Scotland sets its own income tax rates on earnings. With six bands instead of three, the result is genuinely different from the rest of the UK, and your S tax code is the giveaway.
If you live in Scotland, your payslip is shaped by decisions made in Holyrood, not just Westminster. Since 2017 the Scottish Parliament has set its own income tax rates and bands on earned income, and the result for 2025/26 is a six-band system that looks quite different from the rest of the UK. The clue is the S at the front of your tax code.
Scottish income tax applies only to non-savings, non-dividend income, which for most people means salary, self-employment profit, pensions and rental income. It does not cover savings interest or dividends; those are taxed at the same UK-wide rates whether you live in Edinburgh or Exeter. The Personal Allowance (£12,570 in 2025/26) is also a UK-wide figure that Scotland does not control.
What Scotland does control is the rates and bands above that allowance. HMRC still administers and collects the tax through PAYE and Self Assessment, but it applies the Scottish rates to anyone it has flagged as a Scottish taxpayer.
After the £12,570 Personal Allowance, Scottish earnings are taxed across six bands:
| Band | Taxable income (above allowance) | Rate |
|---|---|---|
| Starter | £12,571 – £15,397 | 19% |
| Basic | £15,398 – £27,491 | 20% |
| Intermediate | £27,492 – £43,662 | 21% |
| Higher | £43,663 – £75,000 | 42% |
| Advanced | £75,001 – £125,140 | 45% |
| Top | Over £125,140 | 48% |
Compare this with the rest of the UK's three tax bands (20%, 40%, 45%) and you can see why Scotland's system needs its own Scottish tax codes.

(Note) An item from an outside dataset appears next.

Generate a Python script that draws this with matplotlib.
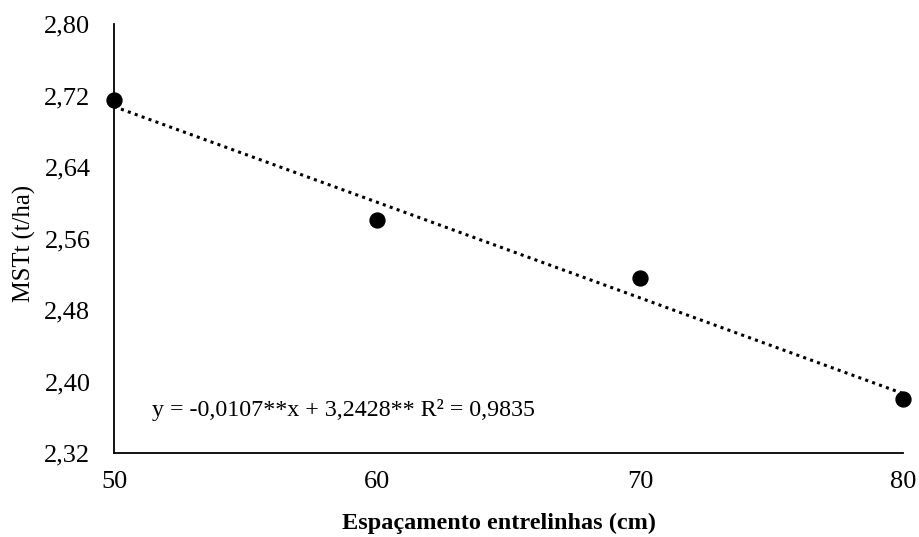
import matplotlib
matplotlib.use("Agg")
import matplotlib.pyplot as plt
import numpy as np

plt.rcParams['font.family'] = ['Liberation Serif', 'DejaVu Serif']

espacamento = [50, 60, 70, 80]
mst = [2.715, 2.581, 2.516, 2.381]
slope = -0.0107
intercept = 3.2428
xticks = [50, 60, 70, 80]
yticks = [2.32, 2.40, 2.48, 2.56, 2.64, 2.72, 2.80]
equation = "y = -0,0107**x + 3,2428** R² = 0,9835"

fig = plt.figure(figsize=(9.2, 5.37), dpi=100)
ax = fig.add_axes([0.124, 0.156, 0.8575, 0.799])

xl = np.array([min(espacamento), max(espacamento)])
ax.plot(xl, slope * xl + intercept, linestyle=(0, (1, 1.4)), color='black', linewidth=2.2, zorder=2)
ax.scatter(espacamento, mst, s=115, color='black', zorder=3, clip_on=False)

ax.set_xlim(50, 80)
ax.set_ylim(2.32, 2.80)
ax.set_xticks(xticks)
ax.set_xticklabels([str(v) for v in xticks])
ax.set_yticks(yticks)
ax.set_yticklabels([f"{v:.2f}".replace('.', ',') for v in yticks])
ax.tick_params(axis='both', length=0, labelsize=19)
ax.tick_params(axis='x', pad=13)
ax.tick_params(axis='y', pad=17)

for s in ['top', 'right']:
    ax.spines[s].set_visible(False)
for s in ['left', 'bottom']:
    ax.spines[s].set_linewidth(1.3)

ax.set_xlabel('Espaçamento entrelinhas (cm)', fontsize=17.5, fontweight='bold', labelpad=14)
ax.set_ylabel('MSTt (t/ha)', fontsize=17.7, labelpad=6)
ax.xaxis.label.set_x(0.488)
ax.yaxis.label.set_y(0.4895)

ax.text(51.45, 2.368, equation, fontsize=17.3, va='center', ha='left')

fig.savefig('out.png', dpi=100)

Fiona lives in Glasgow and earns £55,000 in 2025/26. After her £12,570 Personal Allowance, she has £42,430 of taxable income, taxed across the Scottish bands:
| Band | Amount taxed | Rate | Tax |
|---|---|---|---|
| Starter | £2,827 | 19% | £537.13 |
| Basic | £12,094 | 20% | £2,418.80 |
| Intermediate | £16,171 | 21% | £3,395.91 |
| Higher | £11,338 | 42% | £4,761.96 |
| Total | £42,430 | £11,113.80 |
A taxpayer on £55,000 elsewhere in the UK would pay roughly £9,432 in income tax, so Fiona pays about £1,682 more because Scotland's higher rate (42%) bites earlier and harder. Run your own salary through the salary calculator to compare.

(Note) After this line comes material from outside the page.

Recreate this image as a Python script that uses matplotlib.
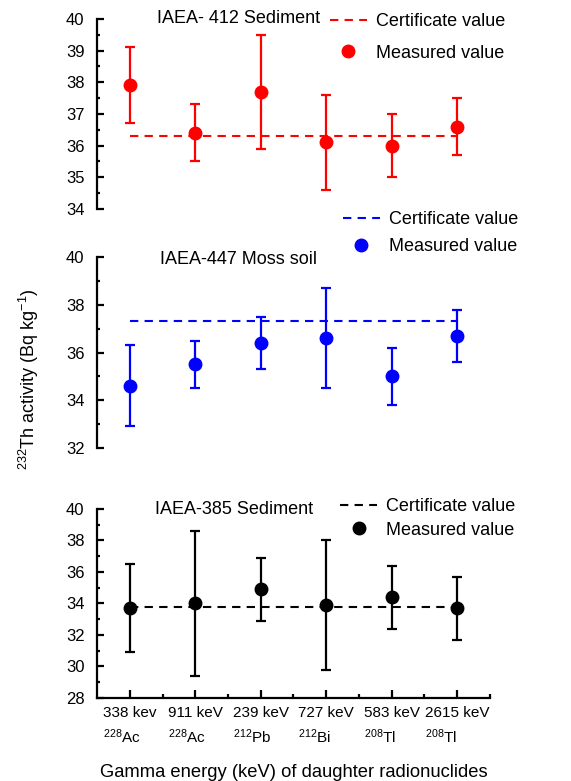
import matplotlib
matplotlib.use('Agg')
import matplotlib.pyplot as plt
from matplotlib.ticker import MultipleLocator

plt.rcParams['font.family'] = ['Liberation Sans', 'DejaVu Sans']
plt.rcParams['mathtext.fontset'] = 'custom'
plt.rcParams['mathtext.rm'] = 'Liberation Sans'
plt.rcParams['mathtext.it'] = 'Liberation Sans'

positions = [1, 2, 3, 4, 5, 6]
tick_labels = ['338 kev\n$^{228}$Ac', '911 keV\n$^{228}$Ac', '239 keV\n$^{212}$Pb',
               '727 keV\n$^{212}$Bi', '583 keV\n$^{208}$Tl', '2615 keV\n$^{208}$Tl']

# IAEA-412 Sediment
iaea412 = [37.9, 36.4, 37.7, 36.1, 36.0, 36.6]
iaea412_err = [1.2, 0.9, 1.8, 1.5, 1.0, 0.9]
iaea412_cert = 36.3

# IAEA-447 Moss soil
iaea447 = [34.6, 35.5, 36.4, 36.6, 35.0, 36.7]
iaea447_err = [1.7, 1.0, 1.1, 2.1, 1.2, 1.1]
iaea447_cert = 37.3

# IAEA-385 Sediment
iaea385 = [33.7, 34.0, 34.9, 33.9, 34.4, 33.7]
iaea385_err = [2.8, 4.6, 2.0, 4.1, 2.0, 2.0]
iaea385_cert = 33.8

fig = plt.figure(figsize=(5.71, 7.81), dpi=100)

panels = [
    # values, errors, cert, color, ylim, major, minor, axes rect, title pos, title, legend anchor, spacing
    (iaea412, iaea412_err, iaea412_cert, 'red', (34, 40), 1, 0.5,
     [0.170, 0.7324, 0.688, 0.2433], (0.361, 1.0), 'IAEA- 412 Sediment', (0.565, 0.992), 0.79),
    (iaea447, iaea447_err, iaea447_cert, 'blue', (32, 40), 2, 1,
     [0.170, 0.4264, 0.688, 0.2445], (0.359, 0.985), 'IAEA-447 Moss soil', (0.588, 0.739), 0.56),
    (iaea385, iaea385_err, iaea385_cert, 'black', (28, 40), 2, 1,
     [0.170, 0.1063, 0.688, 0.2420], (0.349, 0.995), 'IAEA-385 Sediment', (0.583, 0.371), 0.34),
]

for i, (vals, errs, cert, col, ylim, maj, mnr, rect, tpos, title, anchor, lsp) in enumerate(panels):
    ax = fig.add_axes(rect)
    cl, = ax.plot([positions[0], positions[-1]], [cert, cert], ls=(0, (4, 3)),
                  color=col, lw=1.5, label='Certificate value')
    ax.errorbar(positions, vals, yerr=errs, fmt='o', color=col, ms=9,
                elinewidth=1.6, capsize=3.5, capthick=1.6)
    mk, = ax.plot([], [], 'o', color=col, ms=9, label='Measured value')
    ax.set_xlim(0.5, 6.5)
    ax.set_ylim(*ylim)
    ax.yaxis.set_major_locator(MultipleLocator(maj))
    ax.yaxis.set_minor_locator(MultipleLocator(mnr))
    for s in ['top', 'right']:
        ax.spines[s].set_visible(False)
    ax.spines['left'].set_linewidth(1.6)
    ax.spines['bottom'].set_linewidth(1.6)
    ax.tick_params(axis='y', which='major', direction='in', length=5, width=1.6,
                   labelsize=12, pad=9)
    ax.tick_params(axis='y', which='minor', direction='in', length=2.5, width=1.6)
    ax.text(tpos[0], tpos[1], title, transform=ax.transAxes, ha='center', va='center',
            fontsize=13)
    if i < 2:
        ax.spines['bottom'].set_visible(False)
        ax.set_xticks([])
    else:
        ax.set_xticks(positions)
        ax.set_xticklabels(tick_labels, fontsize=11, linespacing=1.45,
                           multialignment='left')
        ax.set_xticks([1.5, 2.5, 3.5, 4.5, 5.5, 6.5], minor=True)
        ax.tick_params(axis='x', which='major', direction='in', length=6, width=1.6, pad=6)
        ax.tick_params(axis='x', which='minor', direction='in', length=3, width=1.6)
        ax.set_xlabel('Gamma energy (keV) of daughter radionuclides', fontsize=13.2,
                      labelpad=13)
    ax.legend(handles=[cl, mk], loc='upper left', bbox_to_anchor=anchor,
              bbox_transform=fig.transFigure, frameon=False, fontsize=13,
              handlelength=2.05, handletextpad=0.5, labelspacing=lsp,
              borderaxespad=0)

fig.text(0.05, 0.515, '$^{232}$Th activity (Bq kg$^{-1}$)', rotation=90,
         ha='center', va='center', fontsize=13)

fig.savefig('out.png', dpi=100)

You do not opt in or fill out a form. HMRC determines Scottish taxpayer status automatically from the residential address it holds for you. If your main home is in Scotland for most of the tax year, you are a Scottish taxpayer, even if you work in England or your employer is based in London. The system signals this with the S prefix, for example S1257L. If you move into or out of Scotland, keeping your address up to date with HMRC ensures the correct rates apply.
Scottish income tax is decided by where you sleep, not where you earn. The S on your tax code is the only outward sign that six bands, not three, govern your pay.